→ What is asked
Skip pictures; extract every line from the one with "Emit a web page" through the one with "const step = 0.25;", exactly as written.

→ A block of data
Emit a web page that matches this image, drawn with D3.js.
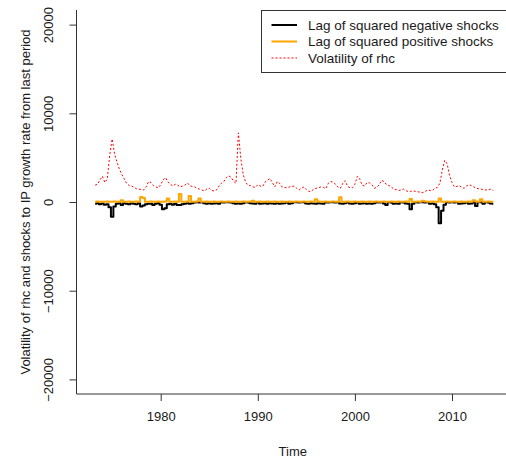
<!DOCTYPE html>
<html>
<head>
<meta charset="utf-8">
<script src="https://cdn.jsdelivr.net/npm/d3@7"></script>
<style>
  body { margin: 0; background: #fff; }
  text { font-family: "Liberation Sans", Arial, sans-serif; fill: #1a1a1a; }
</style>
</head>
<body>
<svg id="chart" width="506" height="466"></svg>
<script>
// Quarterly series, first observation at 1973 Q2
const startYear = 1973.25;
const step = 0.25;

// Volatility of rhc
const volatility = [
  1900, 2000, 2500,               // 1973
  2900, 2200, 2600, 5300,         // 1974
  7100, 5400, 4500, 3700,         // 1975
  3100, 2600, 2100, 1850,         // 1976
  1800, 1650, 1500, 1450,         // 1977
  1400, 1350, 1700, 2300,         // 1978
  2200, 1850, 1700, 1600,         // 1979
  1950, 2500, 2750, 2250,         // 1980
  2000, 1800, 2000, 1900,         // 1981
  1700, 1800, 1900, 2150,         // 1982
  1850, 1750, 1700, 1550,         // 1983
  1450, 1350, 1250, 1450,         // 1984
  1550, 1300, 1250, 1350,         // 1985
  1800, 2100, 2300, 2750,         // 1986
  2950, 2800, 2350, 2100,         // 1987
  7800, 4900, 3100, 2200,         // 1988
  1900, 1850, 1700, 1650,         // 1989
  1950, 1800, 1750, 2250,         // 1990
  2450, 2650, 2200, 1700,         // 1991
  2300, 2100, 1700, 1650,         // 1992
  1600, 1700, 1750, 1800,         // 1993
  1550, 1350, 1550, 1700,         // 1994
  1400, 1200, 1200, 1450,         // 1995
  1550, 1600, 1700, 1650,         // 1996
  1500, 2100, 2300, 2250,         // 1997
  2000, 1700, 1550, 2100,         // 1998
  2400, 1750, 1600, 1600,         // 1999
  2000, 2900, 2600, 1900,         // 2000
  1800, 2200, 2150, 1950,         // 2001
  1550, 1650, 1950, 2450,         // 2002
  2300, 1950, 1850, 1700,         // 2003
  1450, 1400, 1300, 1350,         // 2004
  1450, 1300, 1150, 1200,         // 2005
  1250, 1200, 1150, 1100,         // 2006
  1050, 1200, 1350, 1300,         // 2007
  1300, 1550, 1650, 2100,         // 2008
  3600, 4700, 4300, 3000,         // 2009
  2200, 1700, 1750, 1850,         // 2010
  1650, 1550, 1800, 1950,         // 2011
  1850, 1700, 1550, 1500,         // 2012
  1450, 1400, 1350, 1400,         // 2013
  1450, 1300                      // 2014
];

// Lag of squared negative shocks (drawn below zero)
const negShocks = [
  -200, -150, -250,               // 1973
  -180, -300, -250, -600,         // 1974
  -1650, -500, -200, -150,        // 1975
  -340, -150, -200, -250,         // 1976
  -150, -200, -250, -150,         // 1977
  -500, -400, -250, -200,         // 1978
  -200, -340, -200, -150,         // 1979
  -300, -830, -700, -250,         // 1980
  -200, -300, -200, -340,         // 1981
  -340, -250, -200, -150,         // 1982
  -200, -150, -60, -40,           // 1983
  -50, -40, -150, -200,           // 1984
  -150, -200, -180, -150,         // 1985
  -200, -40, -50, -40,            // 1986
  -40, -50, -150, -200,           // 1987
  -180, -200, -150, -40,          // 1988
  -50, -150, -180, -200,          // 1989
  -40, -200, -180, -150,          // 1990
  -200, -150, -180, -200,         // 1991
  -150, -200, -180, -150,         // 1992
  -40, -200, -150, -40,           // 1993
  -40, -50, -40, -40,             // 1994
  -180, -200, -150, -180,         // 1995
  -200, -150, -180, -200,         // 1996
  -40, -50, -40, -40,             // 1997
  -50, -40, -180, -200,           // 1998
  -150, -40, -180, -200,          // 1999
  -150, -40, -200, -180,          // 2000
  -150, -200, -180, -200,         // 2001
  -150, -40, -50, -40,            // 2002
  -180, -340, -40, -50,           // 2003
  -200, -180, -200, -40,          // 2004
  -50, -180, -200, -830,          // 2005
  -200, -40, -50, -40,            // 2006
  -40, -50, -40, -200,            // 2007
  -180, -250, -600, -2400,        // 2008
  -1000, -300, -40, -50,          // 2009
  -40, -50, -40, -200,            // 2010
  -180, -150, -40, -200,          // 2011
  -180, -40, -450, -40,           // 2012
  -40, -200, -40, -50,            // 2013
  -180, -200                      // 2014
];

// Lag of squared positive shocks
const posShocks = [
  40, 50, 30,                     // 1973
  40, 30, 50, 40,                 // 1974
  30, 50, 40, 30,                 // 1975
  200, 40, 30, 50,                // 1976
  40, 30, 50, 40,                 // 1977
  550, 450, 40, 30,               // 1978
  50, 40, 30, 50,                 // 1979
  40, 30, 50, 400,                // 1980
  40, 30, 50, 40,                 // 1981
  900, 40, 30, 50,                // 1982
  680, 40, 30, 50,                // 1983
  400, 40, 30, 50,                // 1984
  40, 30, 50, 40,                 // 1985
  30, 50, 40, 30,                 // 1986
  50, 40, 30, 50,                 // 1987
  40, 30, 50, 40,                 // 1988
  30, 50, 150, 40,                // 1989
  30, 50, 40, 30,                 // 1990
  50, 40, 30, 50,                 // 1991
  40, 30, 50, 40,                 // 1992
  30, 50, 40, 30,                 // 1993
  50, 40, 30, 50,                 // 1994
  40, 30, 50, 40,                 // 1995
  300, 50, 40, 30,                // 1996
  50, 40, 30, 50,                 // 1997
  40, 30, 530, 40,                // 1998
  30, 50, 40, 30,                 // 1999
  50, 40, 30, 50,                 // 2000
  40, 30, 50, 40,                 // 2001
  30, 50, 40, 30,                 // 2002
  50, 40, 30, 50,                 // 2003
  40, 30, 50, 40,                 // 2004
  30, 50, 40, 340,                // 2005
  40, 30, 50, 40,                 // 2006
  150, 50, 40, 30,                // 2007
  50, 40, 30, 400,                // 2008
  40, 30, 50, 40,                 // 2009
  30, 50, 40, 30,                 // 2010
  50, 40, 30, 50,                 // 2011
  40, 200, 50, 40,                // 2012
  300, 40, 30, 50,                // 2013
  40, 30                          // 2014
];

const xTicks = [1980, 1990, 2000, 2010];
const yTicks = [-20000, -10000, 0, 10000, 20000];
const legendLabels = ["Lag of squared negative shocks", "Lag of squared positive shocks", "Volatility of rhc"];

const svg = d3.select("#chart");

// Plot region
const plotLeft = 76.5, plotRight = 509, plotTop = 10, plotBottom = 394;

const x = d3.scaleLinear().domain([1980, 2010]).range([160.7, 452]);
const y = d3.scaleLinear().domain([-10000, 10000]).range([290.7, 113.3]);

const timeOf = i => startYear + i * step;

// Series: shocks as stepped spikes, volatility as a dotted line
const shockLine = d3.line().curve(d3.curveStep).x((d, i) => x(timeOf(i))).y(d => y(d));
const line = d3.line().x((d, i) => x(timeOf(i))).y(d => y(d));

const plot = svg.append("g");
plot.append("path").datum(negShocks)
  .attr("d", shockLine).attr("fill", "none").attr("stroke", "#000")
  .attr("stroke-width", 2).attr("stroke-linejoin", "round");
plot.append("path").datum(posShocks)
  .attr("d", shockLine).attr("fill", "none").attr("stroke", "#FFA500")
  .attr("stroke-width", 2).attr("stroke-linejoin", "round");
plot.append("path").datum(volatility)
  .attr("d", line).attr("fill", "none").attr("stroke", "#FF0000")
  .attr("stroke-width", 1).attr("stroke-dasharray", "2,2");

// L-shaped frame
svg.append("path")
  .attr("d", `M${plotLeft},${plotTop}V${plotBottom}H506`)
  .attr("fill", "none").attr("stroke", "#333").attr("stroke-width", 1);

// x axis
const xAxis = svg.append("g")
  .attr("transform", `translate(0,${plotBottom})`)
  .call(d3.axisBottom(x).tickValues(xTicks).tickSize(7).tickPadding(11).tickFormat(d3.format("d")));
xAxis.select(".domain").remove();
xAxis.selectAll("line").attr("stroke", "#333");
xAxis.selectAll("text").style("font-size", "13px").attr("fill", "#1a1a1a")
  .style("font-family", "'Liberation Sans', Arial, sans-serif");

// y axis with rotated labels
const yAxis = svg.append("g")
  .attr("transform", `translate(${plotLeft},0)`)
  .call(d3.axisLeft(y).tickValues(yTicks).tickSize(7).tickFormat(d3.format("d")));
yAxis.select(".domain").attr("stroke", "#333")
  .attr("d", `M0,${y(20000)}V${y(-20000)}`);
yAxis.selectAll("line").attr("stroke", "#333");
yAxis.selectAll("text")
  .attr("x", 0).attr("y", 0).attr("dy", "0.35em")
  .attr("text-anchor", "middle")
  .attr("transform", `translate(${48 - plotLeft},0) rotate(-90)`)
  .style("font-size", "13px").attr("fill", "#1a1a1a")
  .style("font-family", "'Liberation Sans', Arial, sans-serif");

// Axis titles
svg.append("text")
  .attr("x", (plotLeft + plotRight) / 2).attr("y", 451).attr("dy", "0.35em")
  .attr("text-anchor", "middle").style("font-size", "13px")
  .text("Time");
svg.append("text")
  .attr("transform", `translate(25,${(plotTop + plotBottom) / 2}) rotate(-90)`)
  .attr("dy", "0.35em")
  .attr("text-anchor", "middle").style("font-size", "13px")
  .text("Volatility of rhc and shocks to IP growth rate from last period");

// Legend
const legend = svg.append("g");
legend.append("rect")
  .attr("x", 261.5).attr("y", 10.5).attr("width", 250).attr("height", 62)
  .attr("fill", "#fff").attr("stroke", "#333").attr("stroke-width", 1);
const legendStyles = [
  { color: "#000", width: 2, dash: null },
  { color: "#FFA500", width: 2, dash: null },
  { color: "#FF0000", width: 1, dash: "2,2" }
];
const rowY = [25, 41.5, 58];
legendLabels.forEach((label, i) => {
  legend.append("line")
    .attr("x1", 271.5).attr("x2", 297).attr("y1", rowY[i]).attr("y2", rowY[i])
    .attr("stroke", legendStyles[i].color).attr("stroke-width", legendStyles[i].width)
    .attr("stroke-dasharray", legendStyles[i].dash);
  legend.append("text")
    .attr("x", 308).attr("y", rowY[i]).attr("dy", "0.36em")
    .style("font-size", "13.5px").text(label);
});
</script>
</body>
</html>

* * *

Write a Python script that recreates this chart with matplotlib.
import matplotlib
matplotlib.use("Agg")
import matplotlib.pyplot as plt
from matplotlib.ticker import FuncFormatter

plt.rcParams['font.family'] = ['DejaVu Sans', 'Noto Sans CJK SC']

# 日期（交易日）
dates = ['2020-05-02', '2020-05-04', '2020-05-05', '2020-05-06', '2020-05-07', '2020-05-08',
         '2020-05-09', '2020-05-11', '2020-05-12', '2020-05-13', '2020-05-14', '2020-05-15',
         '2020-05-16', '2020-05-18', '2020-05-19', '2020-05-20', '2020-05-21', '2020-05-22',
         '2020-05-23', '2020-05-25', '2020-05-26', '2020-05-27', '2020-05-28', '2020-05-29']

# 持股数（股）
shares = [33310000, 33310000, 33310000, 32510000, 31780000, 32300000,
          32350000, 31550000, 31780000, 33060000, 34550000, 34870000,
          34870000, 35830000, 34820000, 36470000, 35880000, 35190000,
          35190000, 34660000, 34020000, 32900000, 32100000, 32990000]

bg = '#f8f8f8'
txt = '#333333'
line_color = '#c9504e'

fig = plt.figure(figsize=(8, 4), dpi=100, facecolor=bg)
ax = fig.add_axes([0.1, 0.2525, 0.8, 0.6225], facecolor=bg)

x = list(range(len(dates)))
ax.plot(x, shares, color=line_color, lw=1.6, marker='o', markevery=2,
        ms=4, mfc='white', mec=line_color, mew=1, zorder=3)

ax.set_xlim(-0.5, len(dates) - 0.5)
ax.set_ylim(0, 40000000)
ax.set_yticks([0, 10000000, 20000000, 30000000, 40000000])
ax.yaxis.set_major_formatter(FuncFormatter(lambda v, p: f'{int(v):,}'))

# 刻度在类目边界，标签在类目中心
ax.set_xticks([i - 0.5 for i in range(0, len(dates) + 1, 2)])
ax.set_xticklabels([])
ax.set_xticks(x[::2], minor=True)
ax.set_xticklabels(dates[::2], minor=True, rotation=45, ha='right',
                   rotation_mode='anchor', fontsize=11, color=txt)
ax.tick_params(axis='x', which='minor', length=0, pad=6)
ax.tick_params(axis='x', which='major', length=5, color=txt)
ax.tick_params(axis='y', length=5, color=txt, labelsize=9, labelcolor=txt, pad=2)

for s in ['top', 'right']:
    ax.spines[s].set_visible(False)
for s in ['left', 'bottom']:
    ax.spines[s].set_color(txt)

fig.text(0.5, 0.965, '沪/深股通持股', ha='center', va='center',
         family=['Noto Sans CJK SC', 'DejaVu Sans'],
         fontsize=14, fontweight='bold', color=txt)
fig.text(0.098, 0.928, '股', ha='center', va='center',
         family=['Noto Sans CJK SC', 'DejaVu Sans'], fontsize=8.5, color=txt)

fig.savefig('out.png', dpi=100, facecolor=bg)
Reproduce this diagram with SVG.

→ Result
Emit a web page that matches this image, drawn with D3.js.
<!DOCTYPE html>
<html>
<head>
<meta charset="utf-8">
<script src="https://cdn.jsdelivr.net/npm/d3@7"></script>
<style>
  body { margin: 0; background: #fff; }
  text { font-family: "Liberation Sans", Arial, sans-serif; fill: #1a1a1a; }
</style>
</head>
<body>
<svg id="chart" width="506" height="466"></svg>
<script>
// Quarterly series, first observation at 1973 Q2
const startYear = 1973.25;
const step = 0.25;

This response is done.